(Raw records)
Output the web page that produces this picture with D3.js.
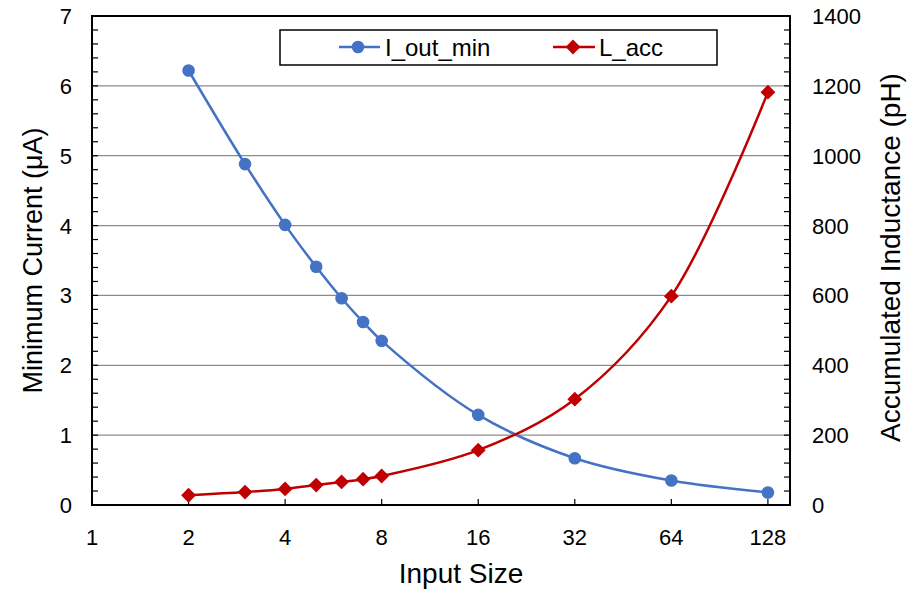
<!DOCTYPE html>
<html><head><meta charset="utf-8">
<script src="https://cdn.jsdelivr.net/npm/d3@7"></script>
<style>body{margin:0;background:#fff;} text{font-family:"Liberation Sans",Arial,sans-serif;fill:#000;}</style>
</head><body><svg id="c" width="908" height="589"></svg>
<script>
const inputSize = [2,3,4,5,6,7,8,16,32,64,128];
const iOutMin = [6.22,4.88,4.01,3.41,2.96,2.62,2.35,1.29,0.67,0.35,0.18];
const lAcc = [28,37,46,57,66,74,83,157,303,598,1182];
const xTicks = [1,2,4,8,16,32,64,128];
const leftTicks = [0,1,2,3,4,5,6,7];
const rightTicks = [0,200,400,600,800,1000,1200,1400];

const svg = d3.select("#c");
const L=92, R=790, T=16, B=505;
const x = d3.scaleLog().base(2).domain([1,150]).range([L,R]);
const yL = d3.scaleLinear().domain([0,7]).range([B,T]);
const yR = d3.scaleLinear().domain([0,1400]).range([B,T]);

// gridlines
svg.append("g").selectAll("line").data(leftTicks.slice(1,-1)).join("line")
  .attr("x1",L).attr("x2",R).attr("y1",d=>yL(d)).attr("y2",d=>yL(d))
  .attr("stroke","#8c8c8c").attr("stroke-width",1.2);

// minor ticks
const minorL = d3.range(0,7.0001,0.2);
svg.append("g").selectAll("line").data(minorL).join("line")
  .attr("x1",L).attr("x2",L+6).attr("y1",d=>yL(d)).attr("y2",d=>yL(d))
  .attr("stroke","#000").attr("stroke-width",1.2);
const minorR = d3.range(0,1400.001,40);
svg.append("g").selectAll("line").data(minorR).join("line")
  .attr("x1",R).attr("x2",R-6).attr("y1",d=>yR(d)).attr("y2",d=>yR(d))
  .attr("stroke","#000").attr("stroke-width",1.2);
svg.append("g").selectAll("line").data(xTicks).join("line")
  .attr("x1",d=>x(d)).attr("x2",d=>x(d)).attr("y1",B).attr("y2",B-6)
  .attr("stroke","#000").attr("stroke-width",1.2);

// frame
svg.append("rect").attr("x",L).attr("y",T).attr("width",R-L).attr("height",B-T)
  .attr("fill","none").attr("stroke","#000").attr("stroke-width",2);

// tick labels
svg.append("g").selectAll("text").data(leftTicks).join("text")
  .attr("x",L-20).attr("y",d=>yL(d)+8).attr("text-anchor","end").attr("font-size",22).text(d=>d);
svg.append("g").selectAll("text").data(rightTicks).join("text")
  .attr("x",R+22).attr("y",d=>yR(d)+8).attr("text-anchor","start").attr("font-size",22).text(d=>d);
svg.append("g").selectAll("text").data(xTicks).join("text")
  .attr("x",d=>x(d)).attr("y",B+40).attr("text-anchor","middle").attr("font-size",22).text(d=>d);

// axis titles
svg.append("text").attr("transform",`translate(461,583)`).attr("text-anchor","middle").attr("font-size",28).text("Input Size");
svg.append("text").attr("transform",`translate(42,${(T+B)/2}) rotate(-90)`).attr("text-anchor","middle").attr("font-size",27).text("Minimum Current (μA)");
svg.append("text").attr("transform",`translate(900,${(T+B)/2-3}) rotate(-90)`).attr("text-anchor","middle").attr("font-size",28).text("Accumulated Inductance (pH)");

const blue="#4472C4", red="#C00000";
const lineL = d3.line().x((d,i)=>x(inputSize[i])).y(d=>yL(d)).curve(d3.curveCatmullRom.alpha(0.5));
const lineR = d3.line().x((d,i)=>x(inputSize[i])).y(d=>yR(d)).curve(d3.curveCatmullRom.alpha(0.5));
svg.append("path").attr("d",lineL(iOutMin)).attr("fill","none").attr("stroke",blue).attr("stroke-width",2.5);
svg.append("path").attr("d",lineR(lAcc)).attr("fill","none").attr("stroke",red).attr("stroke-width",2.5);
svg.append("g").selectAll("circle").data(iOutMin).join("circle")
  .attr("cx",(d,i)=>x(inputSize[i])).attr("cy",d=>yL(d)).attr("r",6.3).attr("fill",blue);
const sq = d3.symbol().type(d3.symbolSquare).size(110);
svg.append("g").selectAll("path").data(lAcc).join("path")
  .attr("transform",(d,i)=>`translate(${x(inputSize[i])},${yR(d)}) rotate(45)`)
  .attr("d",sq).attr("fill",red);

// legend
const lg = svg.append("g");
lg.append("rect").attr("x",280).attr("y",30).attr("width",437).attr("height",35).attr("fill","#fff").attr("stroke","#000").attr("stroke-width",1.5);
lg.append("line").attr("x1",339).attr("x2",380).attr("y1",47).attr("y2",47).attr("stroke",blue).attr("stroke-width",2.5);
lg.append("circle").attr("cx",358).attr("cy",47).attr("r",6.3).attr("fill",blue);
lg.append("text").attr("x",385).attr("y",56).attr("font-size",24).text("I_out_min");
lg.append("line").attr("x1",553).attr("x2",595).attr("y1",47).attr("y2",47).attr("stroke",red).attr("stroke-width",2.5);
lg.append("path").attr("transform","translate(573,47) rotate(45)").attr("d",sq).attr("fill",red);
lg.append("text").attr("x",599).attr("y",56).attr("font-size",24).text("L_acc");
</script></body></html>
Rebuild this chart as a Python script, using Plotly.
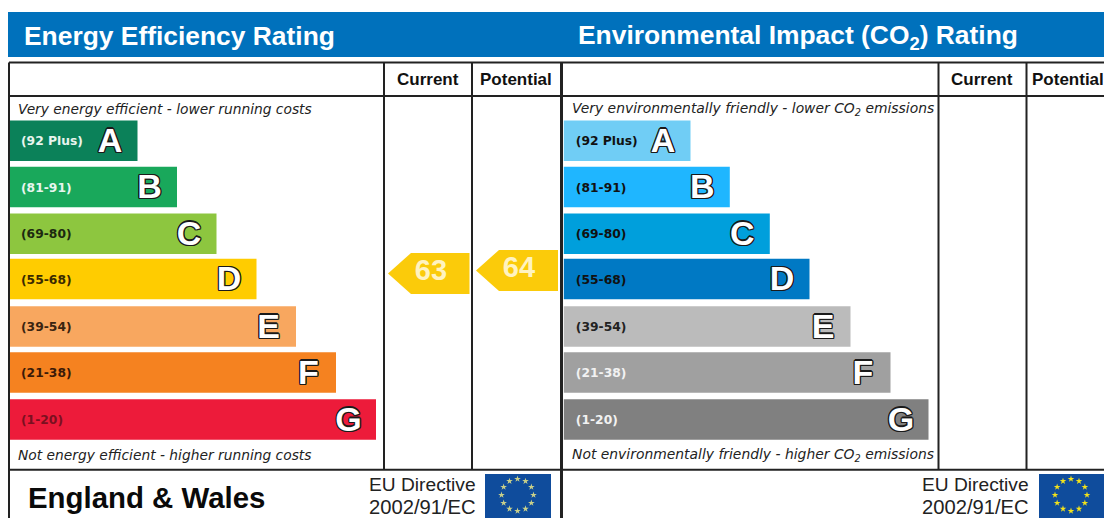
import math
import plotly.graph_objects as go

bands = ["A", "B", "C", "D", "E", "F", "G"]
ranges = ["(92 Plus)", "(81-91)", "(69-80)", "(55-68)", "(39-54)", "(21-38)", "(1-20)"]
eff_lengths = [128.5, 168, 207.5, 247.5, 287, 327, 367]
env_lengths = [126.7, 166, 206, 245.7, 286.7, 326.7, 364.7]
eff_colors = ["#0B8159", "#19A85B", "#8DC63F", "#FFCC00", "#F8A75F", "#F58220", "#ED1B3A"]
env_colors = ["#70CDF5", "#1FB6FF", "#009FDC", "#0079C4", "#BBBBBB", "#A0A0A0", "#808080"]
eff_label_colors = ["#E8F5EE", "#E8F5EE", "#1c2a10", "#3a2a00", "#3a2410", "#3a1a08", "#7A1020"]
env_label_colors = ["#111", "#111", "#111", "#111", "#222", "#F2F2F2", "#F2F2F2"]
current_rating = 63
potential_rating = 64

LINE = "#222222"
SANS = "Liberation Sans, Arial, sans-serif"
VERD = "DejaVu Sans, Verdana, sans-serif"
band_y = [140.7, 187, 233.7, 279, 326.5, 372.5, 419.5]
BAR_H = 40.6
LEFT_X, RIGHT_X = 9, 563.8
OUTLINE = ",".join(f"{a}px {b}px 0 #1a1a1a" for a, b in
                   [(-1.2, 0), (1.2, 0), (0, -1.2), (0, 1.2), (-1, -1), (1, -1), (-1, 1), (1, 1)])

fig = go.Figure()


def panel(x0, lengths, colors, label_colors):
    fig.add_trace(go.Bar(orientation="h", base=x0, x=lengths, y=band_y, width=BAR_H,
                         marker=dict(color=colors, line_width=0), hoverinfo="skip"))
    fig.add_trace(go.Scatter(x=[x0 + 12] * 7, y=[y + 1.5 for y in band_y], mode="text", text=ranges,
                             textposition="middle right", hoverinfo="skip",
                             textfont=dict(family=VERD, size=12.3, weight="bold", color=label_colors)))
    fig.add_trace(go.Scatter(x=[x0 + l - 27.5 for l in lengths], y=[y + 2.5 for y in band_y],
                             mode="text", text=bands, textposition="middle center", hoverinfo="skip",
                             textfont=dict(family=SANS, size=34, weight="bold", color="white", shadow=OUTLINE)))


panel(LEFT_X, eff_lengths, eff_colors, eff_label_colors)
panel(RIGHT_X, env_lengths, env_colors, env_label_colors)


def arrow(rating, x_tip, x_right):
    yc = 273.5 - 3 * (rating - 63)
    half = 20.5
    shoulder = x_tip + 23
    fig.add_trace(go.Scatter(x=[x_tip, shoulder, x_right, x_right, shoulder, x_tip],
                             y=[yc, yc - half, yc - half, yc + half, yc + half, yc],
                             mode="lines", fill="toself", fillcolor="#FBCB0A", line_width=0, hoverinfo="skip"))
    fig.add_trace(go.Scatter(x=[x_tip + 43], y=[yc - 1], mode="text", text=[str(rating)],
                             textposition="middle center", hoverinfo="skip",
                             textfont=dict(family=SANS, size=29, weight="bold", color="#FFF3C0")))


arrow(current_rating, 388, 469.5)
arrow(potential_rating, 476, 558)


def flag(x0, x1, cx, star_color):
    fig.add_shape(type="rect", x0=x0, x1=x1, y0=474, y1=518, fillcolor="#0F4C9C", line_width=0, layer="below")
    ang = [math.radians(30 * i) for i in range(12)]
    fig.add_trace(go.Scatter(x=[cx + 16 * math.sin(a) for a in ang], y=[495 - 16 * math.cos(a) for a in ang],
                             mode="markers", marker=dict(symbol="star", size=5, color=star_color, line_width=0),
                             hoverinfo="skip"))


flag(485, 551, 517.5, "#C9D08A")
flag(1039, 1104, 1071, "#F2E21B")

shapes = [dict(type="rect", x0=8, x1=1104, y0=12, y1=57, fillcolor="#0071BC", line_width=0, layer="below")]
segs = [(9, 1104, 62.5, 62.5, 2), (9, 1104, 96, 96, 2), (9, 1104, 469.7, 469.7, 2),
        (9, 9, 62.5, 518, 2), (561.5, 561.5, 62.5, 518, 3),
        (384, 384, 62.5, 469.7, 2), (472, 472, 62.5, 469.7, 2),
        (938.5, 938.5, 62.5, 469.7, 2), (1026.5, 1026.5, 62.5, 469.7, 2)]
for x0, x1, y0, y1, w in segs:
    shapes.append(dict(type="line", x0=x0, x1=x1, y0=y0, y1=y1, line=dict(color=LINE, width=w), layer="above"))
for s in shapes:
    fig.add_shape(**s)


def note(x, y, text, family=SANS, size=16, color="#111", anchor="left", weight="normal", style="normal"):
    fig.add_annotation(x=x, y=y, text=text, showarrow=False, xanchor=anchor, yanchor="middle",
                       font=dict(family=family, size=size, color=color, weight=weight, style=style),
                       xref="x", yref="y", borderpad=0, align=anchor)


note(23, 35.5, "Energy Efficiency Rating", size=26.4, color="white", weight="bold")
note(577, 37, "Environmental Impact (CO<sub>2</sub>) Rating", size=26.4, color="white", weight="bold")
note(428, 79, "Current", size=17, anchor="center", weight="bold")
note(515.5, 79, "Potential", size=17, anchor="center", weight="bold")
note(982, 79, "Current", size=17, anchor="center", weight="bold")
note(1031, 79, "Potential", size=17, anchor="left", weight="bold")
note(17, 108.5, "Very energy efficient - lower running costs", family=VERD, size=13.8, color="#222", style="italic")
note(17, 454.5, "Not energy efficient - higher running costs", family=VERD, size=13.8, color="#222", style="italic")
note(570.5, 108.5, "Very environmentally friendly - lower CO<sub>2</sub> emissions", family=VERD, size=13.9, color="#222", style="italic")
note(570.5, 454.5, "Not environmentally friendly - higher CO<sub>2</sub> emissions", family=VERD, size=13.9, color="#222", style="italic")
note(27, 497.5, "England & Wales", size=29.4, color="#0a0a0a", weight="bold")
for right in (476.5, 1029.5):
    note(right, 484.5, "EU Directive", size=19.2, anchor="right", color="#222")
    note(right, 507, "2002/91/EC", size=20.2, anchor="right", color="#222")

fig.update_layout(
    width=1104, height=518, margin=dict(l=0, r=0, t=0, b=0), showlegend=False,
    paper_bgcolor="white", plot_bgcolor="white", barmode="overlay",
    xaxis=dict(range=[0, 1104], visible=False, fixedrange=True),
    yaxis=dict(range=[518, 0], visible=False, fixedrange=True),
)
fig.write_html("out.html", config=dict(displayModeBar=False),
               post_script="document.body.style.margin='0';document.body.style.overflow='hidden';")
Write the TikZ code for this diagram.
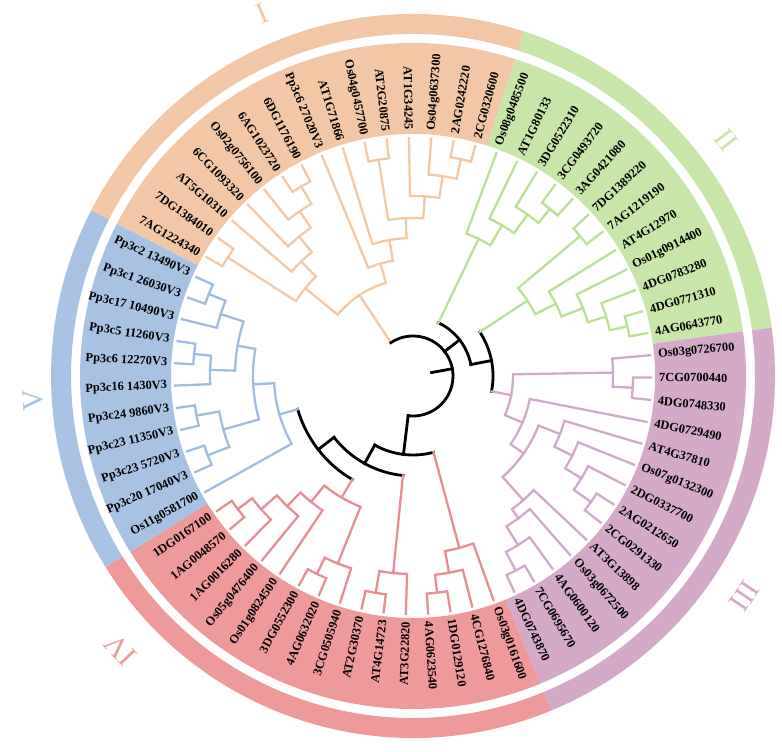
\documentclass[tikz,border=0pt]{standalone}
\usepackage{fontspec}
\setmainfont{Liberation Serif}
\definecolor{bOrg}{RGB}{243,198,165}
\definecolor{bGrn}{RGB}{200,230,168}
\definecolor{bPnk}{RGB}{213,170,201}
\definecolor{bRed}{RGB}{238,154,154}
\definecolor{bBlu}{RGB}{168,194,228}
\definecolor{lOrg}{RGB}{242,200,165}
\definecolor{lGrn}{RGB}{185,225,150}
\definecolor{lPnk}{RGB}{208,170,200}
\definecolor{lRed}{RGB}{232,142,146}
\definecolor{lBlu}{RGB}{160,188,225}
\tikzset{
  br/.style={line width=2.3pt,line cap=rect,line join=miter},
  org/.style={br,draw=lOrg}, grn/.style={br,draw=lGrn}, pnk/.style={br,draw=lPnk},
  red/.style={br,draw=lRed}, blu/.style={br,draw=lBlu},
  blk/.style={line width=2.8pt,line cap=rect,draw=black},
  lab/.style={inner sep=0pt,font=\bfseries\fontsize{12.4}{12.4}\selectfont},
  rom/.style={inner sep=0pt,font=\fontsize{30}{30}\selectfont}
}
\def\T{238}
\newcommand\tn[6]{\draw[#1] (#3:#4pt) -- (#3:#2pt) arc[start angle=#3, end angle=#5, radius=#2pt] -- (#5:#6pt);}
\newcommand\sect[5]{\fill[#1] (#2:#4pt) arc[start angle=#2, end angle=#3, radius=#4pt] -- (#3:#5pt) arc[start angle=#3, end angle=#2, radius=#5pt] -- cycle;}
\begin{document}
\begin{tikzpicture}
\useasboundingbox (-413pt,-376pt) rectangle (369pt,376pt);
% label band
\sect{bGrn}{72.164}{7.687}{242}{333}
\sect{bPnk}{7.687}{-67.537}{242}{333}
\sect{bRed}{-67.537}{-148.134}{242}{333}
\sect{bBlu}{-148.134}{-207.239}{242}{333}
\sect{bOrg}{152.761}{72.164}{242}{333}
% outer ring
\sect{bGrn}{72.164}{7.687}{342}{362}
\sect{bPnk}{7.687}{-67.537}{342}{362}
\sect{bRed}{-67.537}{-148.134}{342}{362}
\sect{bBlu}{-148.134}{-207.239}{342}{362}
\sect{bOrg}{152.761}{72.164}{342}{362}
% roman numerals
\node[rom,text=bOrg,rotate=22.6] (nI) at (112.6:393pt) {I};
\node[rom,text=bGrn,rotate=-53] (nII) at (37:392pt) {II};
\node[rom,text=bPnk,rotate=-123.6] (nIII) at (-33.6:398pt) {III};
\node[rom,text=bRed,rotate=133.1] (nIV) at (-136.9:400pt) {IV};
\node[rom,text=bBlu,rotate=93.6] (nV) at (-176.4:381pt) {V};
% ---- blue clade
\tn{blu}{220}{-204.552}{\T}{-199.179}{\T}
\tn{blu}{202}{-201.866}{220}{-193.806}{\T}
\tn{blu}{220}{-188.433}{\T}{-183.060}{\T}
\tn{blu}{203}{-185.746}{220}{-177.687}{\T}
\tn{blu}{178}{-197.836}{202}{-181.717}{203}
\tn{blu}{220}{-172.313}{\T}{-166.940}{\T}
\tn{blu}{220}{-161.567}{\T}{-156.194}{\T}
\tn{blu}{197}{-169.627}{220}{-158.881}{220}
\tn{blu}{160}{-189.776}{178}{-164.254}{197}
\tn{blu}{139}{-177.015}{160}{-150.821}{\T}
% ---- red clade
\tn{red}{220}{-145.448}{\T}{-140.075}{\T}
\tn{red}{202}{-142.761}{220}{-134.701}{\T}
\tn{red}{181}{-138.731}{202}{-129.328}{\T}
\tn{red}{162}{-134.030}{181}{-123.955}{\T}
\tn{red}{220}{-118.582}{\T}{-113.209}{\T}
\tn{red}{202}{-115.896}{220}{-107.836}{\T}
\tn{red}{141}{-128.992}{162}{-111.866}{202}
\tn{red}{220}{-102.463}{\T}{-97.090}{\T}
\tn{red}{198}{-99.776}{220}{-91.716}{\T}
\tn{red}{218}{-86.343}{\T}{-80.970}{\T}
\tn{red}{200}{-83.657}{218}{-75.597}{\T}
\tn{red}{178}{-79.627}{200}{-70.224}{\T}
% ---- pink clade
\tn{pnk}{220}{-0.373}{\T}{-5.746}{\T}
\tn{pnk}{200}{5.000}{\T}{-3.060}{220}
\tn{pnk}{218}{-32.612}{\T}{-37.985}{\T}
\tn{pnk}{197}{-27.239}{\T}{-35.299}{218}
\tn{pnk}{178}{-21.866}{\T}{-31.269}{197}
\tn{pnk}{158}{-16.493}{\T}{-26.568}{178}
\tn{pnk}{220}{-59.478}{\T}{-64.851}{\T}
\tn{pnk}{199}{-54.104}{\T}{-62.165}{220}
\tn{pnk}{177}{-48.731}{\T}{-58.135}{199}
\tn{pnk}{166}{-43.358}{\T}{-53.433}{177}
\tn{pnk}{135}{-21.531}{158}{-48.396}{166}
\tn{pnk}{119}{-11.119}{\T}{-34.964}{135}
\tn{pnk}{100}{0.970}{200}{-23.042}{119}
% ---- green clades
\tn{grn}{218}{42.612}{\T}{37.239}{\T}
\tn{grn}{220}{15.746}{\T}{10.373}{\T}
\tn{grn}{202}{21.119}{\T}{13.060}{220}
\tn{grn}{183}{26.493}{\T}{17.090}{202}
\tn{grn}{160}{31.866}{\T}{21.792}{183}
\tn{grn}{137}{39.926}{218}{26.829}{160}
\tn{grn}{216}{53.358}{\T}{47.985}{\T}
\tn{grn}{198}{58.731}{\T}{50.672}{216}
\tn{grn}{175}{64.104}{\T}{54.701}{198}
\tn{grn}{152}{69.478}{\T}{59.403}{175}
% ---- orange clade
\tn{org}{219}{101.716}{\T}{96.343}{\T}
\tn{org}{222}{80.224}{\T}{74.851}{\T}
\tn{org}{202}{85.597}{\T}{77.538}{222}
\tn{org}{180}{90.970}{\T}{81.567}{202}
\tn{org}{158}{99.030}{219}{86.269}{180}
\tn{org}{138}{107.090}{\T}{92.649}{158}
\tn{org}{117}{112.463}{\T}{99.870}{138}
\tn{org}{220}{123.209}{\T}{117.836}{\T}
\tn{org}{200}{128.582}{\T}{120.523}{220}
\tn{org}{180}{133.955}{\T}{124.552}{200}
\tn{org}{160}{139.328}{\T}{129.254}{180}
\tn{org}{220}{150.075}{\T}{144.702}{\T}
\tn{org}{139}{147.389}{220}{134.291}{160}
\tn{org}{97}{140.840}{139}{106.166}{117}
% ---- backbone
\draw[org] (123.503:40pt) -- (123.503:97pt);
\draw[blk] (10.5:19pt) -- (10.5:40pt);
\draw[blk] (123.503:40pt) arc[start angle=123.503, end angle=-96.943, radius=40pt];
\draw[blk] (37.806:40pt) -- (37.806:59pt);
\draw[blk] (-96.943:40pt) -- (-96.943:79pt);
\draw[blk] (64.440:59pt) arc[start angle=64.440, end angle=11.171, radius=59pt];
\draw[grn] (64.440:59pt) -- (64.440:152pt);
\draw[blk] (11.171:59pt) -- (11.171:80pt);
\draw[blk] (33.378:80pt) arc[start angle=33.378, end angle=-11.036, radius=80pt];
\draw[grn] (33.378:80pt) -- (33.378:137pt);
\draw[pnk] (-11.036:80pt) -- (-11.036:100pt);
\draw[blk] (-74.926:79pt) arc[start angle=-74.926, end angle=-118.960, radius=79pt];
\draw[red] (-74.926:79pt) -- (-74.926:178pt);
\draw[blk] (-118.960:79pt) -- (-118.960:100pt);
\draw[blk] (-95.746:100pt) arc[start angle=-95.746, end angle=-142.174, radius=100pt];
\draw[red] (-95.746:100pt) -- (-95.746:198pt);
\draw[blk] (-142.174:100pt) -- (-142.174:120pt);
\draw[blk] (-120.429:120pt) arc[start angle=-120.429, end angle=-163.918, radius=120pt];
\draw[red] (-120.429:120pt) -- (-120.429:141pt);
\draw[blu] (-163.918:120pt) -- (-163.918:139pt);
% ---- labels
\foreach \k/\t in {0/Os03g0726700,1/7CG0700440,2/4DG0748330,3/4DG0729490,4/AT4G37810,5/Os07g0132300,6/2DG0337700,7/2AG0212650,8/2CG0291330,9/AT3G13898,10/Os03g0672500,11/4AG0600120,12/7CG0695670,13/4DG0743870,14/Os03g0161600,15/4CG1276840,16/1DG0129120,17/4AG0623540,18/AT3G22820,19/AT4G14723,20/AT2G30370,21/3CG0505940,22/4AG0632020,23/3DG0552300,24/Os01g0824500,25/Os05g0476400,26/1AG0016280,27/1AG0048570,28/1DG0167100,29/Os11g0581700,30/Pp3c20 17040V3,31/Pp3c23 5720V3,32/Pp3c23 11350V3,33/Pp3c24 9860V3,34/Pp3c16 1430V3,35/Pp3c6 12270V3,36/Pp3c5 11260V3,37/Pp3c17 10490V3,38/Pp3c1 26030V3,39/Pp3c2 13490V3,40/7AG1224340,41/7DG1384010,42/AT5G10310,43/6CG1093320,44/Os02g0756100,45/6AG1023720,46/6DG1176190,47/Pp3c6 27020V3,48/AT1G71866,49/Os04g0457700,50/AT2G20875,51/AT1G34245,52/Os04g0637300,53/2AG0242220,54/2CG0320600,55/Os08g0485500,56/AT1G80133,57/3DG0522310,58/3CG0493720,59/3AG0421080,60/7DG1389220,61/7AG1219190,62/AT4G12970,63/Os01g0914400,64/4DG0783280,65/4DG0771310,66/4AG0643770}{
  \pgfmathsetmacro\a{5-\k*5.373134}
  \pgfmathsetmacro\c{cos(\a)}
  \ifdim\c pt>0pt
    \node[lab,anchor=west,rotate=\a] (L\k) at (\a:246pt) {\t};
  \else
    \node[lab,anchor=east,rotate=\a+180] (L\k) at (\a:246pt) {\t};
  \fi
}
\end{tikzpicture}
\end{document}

What is required
Pick out the lines containing the string "this".

The output
Output the web page that produces this picture with D3.js.
Rebuild this chart as a Python script, using Plotly.
Write the TikZ code for this diagram.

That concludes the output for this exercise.